Information provided
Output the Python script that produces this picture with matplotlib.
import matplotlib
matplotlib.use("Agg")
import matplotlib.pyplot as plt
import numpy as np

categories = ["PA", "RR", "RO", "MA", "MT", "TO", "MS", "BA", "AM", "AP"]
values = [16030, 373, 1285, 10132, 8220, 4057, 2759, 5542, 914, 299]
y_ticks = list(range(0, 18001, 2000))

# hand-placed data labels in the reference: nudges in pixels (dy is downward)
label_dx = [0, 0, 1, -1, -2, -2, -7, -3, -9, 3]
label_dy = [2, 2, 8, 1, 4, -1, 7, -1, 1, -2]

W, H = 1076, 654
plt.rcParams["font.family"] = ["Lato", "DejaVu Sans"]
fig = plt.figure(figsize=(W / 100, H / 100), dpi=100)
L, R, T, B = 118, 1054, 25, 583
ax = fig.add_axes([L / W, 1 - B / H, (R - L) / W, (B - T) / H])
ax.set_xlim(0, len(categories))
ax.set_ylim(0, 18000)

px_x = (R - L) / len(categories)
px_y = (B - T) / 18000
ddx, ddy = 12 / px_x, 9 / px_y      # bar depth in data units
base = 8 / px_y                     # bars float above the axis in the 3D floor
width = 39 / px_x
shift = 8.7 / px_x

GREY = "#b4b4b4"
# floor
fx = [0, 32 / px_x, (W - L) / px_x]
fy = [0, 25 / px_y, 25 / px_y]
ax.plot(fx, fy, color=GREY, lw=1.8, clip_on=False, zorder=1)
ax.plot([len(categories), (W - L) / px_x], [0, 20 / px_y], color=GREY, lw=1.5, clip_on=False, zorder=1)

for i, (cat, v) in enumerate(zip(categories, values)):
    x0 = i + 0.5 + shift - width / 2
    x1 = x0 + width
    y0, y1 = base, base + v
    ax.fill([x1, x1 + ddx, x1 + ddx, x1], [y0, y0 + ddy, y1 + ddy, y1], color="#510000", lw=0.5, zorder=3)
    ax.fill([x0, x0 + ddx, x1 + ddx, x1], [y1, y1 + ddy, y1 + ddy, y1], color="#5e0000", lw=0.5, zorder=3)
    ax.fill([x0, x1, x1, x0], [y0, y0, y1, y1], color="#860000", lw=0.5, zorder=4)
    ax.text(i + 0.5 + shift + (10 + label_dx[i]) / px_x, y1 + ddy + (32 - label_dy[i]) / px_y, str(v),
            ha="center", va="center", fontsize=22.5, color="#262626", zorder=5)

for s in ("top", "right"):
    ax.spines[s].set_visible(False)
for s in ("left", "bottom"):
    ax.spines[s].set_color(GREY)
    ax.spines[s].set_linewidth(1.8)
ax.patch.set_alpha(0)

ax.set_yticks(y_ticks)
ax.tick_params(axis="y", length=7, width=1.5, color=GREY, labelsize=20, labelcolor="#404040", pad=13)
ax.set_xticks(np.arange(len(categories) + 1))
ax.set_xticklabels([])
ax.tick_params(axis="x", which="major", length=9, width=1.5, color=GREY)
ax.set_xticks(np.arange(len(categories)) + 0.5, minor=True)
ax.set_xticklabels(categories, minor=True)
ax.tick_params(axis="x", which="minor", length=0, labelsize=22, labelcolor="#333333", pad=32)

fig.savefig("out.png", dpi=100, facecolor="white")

Task requirements
Write the material out exactly, with nothing left out.

Task solution
Output the Python script that produces this picture with matplotlib.
import matplotlib
matplotlib.use("Agg")
import matplotlib.pyplot as plt
import numpy as np

categories = ["PA", "RR", "RO", "MA", "MT", "TO", "MS", "BA", "AM", "AP"]
values = [16030, 373, 1285, 10132, 8220, 4057, 2759, 5542, 914, 299]
y_ticks = list(range(0, 18001, 2000))

# hand-placed data labels in the reference: nudges in pixels (dy is downward)
label_dx = [0, 0, 1, -1, -2, -2, -7, -3, -9, 3]
label_dy = [2, 2, 8, 1, 4, -1, 7, -1, 1, -2]

W, H = 1076, 654
plt.rcParams["font.family"] = ["Lato", "DejaVu Sans"]
fig = plt.figure(figsize=(W / 100, H / 100), dpi=100)
L, R, T, B = 118, 1054, 25, 583
ax = fig.add_axes([L / W, 1 - B / H, (R - L) / W, (B - T) / H])
ax.set_xlim(0, len(categories))
ax.set_ylim(0, 18000)

px_x = (R - L) / len(categories)
px_y = (B - T) / 18000
ddx, ddy = 12 / px_x, 9 / px_y      # bar depth in data units
base = 8 / px_y                     # bars float above the axis in the 3D floor
width = 39 / px_x
shift = 8.7 / px_x

GREY = "#b4b4b4"
# floor
fx = [0, 32 / px_x, (W - L) / px_x]
fy = [0, 25 / px_y, 25 / px_y]
ax.plot(fx, fy, color=GREY, lw=1.8, clip_on=False, zorder=1)
ax.plot([len(categories), (W - L) / px_x], [0, 20 / px_y], color=GREY, lw=1.5, clip_on=False, zorder=1)

for i, (cat, v) in enumerate(zip(categories, values)):
    x0 = i + 0.5 + shift - width / 2
    x1 = x0 + width
    y0, y1 = base, base + v
    ax.fill([x1, x1 + ddx, x1 + ddx, x1], [y0, y0 + ddy, y1 + ddy, y1], color="#510000", lw=0.5, zorder=3)
    ax.fill([x0, x0 + ddx, x1 + ddx, x1], [y1, y1 + ddy, y1 + ddy, y1], color="#5e0000", lw=0.5, zorder=3)
    ax.fill([x0, x1, x1, x0], [y0, y0, y1, y1], color="#860000", lw=0.5, zorder=4)
    ax.text(i + 0.5 + shift + (10 + label_dx[i]) / px_x, y1 + ddy + (32 - label_dy[i]) / px_y, str(v),
            ha="center", va="center", fontsize=22.5, color="#262626", zorder=5)

for s in ("top", "right"):
    ax.spines[s].set_visible(False)
for s in ("left", "bottom"):
    ax.spines[s].set_color(GREY)
    ax.spines[s].set_linewidth(1.8)
ax.patch.set_alpha(0)

ax.set_yticks(y_ticks)
ax.tick_params(axis="y", length=7, width=1.5, color=GREY, labelsize=20, labelcolor="#404040", pad=13)
ax.set_xticks(np.arange(len(categories) + 1))
ax.set_xticklabels([])
ax.tick_params(axis="x", which="major", length=9, width=1.5, color=GREY)
ax.set_xticks(np.arange(len(categories)) + 0.5, minor=True)
ax.set_xticklabels(categories, minor=True)
ax.tick_params(axis="x", which="minor", length=0, labelsize=22, labelcolor="#333333", pad=32)

fig.savefig("out.png", dpi=100, facecolor="white")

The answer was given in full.